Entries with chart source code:

+--

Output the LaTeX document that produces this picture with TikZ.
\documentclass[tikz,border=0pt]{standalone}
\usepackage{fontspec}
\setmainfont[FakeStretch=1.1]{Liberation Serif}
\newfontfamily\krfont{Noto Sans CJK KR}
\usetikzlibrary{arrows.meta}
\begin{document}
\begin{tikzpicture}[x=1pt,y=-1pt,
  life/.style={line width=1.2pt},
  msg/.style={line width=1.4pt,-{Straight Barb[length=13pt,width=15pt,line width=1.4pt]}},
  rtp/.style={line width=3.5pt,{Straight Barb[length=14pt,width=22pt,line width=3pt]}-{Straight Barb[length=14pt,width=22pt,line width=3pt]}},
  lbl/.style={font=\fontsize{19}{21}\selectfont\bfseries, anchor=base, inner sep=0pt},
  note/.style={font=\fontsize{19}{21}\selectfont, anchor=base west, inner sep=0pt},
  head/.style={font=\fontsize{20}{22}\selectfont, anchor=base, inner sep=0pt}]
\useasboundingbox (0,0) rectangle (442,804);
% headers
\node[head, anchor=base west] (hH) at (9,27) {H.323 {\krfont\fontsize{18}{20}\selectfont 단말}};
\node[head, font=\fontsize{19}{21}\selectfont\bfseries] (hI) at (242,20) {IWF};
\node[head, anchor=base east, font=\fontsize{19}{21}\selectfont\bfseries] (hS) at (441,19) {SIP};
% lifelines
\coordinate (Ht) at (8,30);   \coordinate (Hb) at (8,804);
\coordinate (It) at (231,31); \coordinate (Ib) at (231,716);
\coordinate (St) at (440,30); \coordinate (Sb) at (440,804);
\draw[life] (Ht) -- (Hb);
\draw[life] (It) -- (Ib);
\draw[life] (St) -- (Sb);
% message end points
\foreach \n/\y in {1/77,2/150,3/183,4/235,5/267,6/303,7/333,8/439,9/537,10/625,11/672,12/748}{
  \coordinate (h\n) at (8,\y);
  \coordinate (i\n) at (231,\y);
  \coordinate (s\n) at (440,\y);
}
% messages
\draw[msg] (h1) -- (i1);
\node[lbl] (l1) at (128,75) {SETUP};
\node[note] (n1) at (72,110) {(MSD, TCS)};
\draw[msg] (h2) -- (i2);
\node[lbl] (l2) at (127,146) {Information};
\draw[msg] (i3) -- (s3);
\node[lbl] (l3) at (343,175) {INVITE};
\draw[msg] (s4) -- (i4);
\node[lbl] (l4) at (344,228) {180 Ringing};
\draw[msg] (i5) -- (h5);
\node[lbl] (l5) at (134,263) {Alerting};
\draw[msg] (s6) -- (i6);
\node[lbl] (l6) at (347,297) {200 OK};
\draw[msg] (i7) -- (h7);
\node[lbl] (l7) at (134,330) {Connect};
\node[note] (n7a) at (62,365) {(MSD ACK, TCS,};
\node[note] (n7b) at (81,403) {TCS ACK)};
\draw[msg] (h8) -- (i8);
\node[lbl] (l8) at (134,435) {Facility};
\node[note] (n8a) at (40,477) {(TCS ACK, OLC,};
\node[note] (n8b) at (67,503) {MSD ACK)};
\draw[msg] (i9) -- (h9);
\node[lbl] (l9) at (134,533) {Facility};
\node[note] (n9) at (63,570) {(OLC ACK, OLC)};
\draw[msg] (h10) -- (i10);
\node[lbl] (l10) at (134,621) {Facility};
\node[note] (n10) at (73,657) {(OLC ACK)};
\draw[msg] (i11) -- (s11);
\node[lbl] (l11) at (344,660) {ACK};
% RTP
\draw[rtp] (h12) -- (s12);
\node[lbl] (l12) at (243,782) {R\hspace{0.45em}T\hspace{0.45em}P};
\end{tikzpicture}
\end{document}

+--

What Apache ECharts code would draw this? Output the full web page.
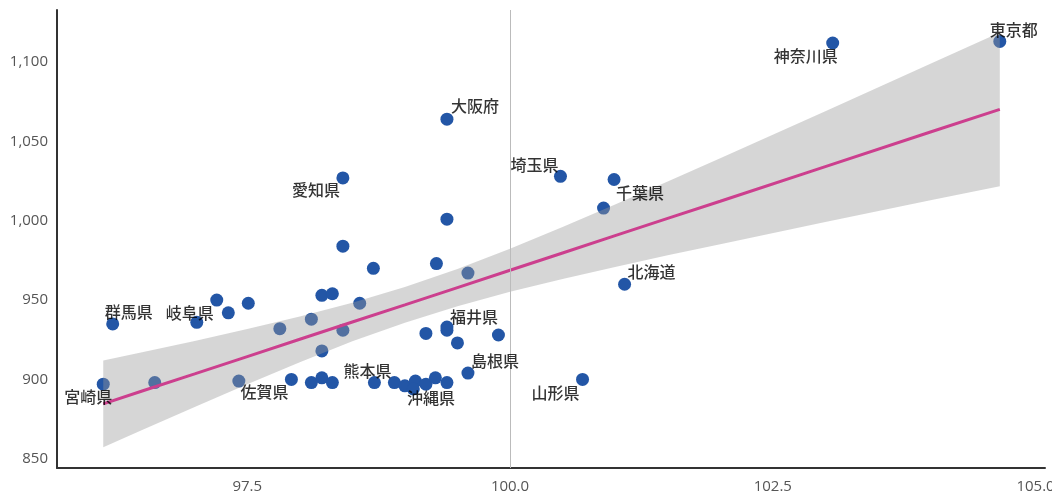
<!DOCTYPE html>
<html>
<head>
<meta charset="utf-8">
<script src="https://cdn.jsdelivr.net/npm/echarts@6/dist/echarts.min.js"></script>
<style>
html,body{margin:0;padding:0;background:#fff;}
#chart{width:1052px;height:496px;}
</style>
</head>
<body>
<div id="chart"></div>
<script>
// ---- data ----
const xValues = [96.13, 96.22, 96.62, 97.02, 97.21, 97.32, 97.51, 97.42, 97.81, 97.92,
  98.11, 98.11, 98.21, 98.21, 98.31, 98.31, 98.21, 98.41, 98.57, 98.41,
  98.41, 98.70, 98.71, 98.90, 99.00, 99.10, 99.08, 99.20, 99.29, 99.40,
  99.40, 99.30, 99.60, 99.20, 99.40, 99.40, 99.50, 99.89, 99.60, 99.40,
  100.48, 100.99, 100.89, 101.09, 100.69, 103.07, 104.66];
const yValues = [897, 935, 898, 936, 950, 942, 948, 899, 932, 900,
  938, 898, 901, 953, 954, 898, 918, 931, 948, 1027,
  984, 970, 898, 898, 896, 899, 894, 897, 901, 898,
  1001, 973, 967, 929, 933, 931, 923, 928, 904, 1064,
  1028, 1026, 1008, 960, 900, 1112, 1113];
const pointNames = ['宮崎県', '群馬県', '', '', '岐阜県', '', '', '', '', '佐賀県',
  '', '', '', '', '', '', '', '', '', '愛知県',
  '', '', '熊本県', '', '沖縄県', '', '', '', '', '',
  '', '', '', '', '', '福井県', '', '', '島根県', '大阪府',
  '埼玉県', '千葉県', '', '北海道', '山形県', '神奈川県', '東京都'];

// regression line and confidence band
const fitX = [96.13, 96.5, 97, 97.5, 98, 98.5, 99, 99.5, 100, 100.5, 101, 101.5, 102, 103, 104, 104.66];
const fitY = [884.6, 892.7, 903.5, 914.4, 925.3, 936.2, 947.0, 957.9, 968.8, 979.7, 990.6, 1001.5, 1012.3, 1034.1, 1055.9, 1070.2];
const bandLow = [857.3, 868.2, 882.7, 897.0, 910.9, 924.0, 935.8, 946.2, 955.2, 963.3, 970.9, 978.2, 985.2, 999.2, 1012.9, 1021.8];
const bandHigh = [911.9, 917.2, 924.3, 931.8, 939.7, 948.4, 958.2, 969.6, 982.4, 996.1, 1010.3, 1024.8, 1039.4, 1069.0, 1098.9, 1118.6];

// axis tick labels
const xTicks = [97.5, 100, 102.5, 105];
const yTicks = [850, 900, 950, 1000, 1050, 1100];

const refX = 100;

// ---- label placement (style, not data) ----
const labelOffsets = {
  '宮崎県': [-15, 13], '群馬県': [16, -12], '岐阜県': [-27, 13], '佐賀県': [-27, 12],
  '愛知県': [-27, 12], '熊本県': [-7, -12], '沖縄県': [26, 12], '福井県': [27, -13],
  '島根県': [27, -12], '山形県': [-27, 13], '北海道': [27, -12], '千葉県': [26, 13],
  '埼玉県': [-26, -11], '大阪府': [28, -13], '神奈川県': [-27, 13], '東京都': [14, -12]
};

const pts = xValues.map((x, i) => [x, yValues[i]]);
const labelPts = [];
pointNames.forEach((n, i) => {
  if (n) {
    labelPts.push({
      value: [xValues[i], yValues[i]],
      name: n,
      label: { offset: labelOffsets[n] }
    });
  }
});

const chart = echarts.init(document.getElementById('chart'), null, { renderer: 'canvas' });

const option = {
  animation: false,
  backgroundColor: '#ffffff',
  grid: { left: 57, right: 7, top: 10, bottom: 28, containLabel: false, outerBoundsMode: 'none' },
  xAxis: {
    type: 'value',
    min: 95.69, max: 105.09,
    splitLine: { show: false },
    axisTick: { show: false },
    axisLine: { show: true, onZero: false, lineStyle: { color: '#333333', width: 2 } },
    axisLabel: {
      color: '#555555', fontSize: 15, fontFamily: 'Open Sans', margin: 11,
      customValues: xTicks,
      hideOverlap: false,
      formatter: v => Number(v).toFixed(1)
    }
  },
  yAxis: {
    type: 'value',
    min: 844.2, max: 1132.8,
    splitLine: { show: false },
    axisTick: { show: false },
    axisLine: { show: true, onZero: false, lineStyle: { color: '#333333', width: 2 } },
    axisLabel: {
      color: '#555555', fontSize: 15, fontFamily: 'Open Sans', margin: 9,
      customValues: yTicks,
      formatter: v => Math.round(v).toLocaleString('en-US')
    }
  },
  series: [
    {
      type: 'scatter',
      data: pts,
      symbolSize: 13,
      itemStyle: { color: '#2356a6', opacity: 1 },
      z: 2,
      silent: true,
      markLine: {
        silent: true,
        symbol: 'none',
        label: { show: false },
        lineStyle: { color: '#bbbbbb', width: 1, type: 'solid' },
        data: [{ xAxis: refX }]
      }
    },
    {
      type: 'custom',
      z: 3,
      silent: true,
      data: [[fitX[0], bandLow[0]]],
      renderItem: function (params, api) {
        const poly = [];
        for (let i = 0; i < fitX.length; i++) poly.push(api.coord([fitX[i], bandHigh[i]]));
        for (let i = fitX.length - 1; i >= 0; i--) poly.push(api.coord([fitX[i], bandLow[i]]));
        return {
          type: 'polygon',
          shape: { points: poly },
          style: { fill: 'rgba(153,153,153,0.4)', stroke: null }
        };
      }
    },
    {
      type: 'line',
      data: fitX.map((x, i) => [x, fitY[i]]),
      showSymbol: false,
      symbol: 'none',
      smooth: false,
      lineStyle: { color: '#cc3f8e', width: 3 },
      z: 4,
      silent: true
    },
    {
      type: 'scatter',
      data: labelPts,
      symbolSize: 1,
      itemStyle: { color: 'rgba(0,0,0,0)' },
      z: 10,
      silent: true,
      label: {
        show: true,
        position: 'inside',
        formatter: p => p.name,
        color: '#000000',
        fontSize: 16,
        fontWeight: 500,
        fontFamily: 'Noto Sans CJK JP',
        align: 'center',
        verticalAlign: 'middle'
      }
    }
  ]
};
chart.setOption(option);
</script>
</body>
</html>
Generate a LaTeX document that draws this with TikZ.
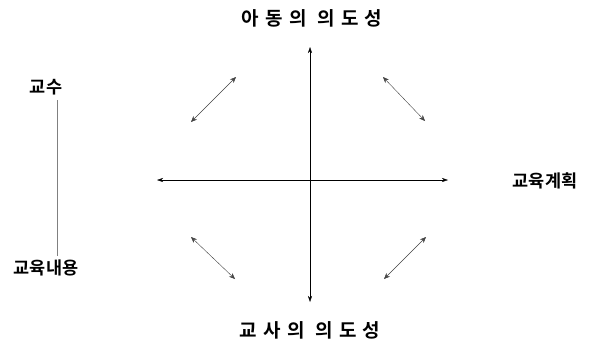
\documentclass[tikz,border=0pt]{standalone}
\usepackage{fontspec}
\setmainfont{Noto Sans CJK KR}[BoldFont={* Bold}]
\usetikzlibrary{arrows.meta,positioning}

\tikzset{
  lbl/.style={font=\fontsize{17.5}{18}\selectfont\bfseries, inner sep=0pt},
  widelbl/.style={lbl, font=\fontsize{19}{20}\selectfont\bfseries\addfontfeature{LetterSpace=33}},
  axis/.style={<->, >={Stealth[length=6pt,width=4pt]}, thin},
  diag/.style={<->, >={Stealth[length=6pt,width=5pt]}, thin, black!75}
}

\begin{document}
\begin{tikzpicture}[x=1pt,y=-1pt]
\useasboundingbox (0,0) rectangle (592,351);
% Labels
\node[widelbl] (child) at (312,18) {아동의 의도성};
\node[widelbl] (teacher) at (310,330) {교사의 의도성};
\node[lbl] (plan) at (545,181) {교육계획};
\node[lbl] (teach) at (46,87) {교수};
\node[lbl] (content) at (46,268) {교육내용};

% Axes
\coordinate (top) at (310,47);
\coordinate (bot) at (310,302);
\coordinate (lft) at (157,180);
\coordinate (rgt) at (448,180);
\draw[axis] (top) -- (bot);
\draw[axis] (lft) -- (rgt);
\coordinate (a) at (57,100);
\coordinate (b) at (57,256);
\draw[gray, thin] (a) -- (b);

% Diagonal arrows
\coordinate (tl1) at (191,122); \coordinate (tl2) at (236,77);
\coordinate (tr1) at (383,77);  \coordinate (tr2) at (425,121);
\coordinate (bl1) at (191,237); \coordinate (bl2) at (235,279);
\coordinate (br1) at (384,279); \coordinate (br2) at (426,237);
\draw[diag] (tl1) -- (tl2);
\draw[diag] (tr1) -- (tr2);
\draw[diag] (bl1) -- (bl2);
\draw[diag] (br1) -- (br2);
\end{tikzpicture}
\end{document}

+--

*Goal of the exercise:*
Copy out each line of the data containing the string "LaTeX".

*Full response:*
Output the LaTeX document that produces this picture with TikZ.
Generate a LaTeX document that draws this with TikZ.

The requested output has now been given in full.